All group health plans, and their insurance companies or HMOs, that offer coverage for medical and surgical benefits with respect to a mastectomy are subject to the notice requirements under the Women’s Health Act.

What are the notice requirements under the Women’s Health Act?

There are two separate notices required under the Women’s Health Act. The first notice is a one-time requirement under which group health plans, and their insurance companies or HMOs, must furnish a written description of the benefits that the Women’s Health Act requires. The second notice must also describe the benefits required under the Women’s Health Act but it must be provided upon enrollment in the plan and it must be furnished annually thereafter.

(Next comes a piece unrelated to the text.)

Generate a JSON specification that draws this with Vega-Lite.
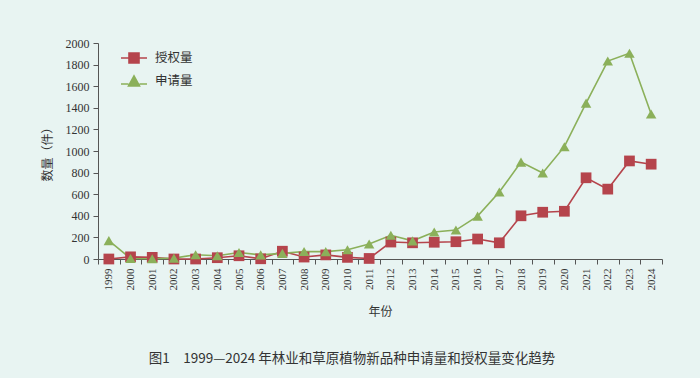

How must these notices be delivered to participants and beneficiaries?

These notices must be delivered in accordance with the Department of Labor’s disclosure regulations applicable to furnishing summary plan descriptions. (29 CFR § 2520.104b-1). For example, the notices may be provided by first class mail or any other means of delivery prescribed in the regulation. It is the view of the Department that a separate notice would be required to be furnished to a group health plan beneficiary where the last known address of the beneficiary is different than the last known address of the covered participant.

When must the initial one-time notice under the Women’s Health Act be furnished to participants and beneficiaries?

The one-time notice must be furnished as part of the next general mailing (made after October 21, 1998) by the group health plan and their insurance companies or HMOs, or in the yearly informational packet sent out regarding the plan, but in no event can the one-time notice be furnished later than January 1, 1999.

Does a group health plan that already provided the coverage required by the Women’s Health Act have to send out the initial one-time notice?

A group health plan that, prior to the date of enactment (October 21, 1998), already provided the coverage required by the Women’s Health Act (and continues to provide such coverage) will have satisfied the initial one-time notice requirement if the information required to be provided in the initial notice was previously furnished to participants and beneficiaries in accordance with the Department’s regulations on disclosure of information to participants and beneficiaries.

What information must be included in the Women’s Health Act notices?

The notices must describe the benefits that the Women’s Health Act requires the group health plan, and its insurance companies or HMOs, to cover. The notice must indicate that, in the case of a participant or beneficiary who is receiving benefits under the plan in connection with a mastectomy and who elects breast reconstruction, the coverage will be provided in a manner determined in consultation with the attending physician and the patient, for:

reconstruction of the breast on which the mastectomy was performed;

surgery and reconstruction of the other breast to produce a symmetrical appearance; and

prostheses and treatment of physical complications at all stages of the mastectomy, including lymphedemas.

The notice must also describe any deductibles and coinsurance limitations applicable to such coverage. Under the Women’s Health Act, coverage of breast reconstruction benefits may be subject only to deductibles and coinsurance limitations consistent with those established for other benefits under the plan or coverage.

Must a group health plan, and their insurance companies or HMOs, furnish separate notices under the Women’s Health Act?

No. To avoid duplication of notices, a group health plan or its insurance companies or HMOs, can satisfy the notice requirements of the Women’s Health Act by contracting with another party that provides the required notice. For example, in the case of a group health plan funded through an insurance policy, the group health plan will satisfy the notice requirements with respect to a participant or beneficiary if the insurance company or HMO actually provides the notice that includes the information required by the Women’s Health Act.